[Extracted data entries]
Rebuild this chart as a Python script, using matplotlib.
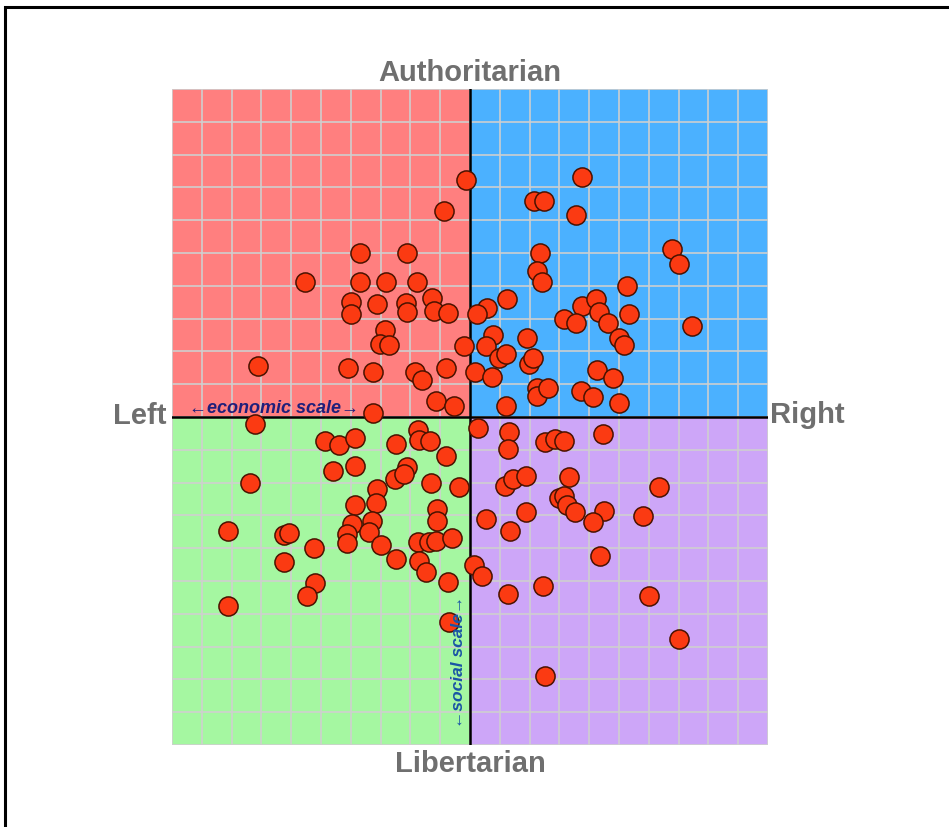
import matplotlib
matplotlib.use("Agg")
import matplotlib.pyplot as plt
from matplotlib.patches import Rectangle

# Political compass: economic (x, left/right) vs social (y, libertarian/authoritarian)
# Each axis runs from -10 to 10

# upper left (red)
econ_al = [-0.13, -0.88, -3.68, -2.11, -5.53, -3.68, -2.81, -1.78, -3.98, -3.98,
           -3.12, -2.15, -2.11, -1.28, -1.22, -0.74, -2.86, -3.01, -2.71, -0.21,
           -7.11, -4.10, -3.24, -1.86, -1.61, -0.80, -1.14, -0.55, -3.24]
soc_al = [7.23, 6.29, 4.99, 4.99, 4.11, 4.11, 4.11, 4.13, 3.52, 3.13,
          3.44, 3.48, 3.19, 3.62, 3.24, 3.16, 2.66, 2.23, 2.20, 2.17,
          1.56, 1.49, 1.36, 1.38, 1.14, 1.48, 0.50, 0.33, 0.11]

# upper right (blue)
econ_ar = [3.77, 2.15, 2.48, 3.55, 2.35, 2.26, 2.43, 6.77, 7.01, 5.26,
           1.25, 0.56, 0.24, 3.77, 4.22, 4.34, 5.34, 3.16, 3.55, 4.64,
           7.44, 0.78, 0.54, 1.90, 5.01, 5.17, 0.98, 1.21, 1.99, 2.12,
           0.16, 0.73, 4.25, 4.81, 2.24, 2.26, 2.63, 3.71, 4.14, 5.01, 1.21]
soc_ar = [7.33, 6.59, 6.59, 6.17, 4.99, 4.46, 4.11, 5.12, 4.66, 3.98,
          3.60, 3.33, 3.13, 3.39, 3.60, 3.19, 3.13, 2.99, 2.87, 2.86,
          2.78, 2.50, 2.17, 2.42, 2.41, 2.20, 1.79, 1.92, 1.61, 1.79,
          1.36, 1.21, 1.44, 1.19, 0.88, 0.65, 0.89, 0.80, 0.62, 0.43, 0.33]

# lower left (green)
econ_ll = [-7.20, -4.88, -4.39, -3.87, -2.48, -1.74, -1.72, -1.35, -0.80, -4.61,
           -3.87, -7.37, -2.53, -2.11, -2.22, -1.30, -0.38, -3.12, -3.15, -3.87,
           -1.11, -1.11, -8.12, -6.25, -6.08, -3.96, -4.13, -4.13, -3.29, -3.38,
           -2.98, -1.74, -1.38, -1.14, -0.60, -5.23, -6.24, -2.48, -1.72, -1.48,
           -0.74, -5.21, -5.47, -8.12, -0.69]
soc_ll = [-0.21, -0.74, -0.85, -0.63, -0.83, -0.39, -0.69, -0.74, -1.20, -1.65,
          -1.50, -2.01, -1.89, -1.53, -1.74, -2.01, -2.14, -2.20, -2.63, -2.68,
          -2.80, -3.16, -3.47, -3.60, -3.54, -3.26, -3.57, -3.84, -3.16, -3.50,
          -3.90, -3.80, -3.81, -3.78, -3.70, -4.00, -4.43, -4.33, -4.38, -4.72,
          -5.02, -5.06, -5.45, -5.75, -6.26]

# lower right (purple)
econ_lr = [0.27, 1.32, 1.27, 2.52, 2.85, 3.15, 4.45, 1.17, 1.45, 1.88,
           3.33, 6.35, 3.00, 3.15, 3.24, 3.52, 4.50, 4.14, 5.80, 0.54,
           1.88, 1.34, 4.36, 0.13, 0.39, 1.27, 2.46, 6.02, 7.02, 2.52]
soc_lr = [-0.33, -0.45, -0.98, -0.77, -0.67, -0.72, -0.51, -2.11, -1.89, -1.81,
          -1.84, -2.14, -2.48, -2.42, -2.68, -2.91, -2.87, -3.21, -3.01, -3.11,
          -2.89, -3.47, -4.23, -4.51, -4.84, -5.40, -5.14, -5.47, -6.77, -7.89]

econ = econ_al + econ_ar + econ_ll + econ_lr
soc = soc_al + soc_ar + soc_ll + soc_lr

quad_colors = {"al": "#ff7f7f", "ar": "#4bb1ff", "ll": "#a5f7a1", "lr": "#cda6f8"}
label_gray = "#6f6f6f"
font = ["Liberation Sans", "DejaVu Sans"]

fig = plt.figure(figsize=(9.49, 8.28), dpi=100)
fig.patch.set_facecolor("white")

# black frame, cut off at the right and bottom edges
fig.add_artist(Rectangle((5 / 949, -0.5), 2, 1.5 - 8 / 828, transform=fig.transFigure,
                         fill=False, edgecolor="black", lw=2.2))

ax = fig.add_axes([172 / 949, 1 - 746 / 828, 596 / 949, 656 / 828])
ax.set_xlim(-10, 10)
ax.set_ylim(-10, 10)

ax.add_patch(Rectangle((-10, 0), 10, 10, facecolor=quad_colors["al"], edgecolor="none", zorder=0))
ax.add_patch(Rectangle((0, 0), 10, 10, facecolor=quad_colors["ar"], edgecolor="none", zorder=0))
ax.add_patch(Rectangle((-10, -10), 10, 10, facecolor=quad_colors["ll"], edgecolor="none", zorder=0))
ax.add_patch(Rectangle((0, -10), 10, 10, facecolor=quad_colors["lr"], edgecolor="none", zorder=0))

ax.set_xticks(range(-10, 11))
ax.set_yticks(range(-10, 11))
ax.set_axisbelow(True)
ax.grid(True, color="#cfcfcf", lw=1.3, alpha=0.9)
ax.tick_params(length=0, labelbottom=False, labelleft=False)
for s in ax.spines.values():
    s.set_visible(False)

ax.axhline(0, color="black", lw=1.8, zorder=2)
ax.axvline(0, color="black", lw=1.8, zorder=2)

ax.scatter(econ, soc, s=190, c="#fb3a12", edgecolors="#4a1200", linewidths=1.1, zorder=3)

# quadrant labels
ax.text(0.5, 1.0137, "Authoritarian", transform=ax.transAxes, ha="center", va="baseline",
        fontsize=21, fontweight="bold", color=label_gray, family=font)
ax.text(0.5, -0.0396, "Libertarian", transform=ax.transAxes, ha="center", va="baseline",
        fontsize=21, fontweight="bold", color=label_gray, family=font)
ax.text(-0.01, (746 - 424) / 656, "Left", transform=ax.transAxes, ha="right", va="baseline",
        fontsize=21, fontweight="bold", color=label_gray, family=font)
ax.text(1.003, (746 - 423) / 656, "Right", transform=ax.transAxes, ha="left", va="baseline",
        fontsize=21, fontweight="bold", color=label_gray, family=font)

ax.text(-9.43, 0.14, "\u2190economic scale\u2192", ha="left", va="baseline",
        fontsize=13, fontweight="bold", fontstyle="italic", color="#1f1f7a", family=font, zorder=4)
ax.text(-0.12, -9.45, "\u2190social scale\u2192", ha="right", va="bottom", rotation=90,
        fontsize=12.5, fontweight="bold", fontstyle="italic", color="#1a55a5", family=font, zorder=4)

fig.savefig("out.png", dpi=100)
==
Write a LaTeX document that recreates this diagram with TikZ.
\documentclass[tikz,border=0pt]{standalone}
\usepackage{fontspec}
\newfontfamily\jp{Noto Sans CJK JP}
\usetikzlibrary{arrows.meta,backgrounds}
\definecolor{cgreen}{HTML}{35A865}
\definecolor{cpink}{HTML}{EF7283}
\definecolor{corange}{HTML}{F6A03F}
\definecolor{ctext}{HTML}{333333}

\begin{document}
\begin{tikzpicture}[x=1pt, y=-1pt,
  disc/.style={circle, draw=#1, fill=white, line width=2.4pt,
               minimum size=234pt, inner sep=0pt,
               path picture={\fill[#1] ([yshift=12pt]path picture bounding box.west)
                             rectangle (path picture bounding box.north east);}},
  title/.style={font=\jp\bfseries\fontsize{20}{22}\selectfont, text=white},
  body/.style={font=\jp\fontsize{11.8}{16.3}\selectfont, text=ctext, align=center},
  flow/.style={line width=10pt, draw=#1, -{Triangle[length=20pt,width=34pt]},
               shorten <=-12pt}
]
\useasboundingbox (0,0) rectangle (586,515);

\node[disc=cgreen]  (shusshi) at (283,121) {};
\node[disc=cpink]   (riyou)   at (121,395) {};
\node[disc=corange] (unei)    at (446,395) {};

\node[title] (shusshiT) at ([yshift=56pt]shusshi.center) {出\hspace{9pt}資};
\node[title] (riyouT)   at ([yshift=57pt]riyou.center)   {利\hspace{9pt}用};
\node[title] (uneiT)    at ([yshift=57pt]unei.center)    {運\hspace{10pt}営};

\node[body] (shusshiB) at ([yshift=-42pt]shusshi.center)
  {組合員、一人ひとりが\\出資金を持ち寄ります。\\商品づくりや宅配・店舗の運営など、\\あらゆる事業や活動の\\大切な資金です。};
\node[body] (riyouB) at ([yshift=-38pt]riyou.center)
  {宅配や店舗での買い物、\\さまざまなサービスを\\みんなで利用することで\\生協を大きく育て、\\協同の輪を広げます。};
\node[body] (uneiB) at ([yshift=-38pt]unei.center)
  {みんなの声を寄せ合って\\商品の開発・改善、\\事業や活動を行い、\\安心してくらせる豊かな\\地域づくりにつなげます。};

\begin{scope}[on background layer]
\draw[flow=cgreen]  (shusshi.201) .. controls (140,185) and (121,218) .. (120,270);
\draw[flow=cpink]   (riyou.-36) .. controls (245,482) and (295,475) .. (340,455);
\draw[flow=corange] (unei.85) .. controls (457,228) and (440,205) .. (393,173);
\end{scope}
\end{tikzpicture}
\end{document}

### DIRECTION
Leave out every picture, then retype exactly the lines from the one containing "Rebuild this chart" through the one containing "# Each axis runs from -10 to 10".

### WRITTEN ANSWER
Rebuild this chart as a Python script, using matplotlib.
import matplotlib
matplotlib.use("Agg")
import matplotlib.pyplot as plt
from matplotlib.patches import Rectangle

# Political compass: economic (x, left/right) vs social (y, libertarian/authoritarian)
# Each axis runs from -10 to 10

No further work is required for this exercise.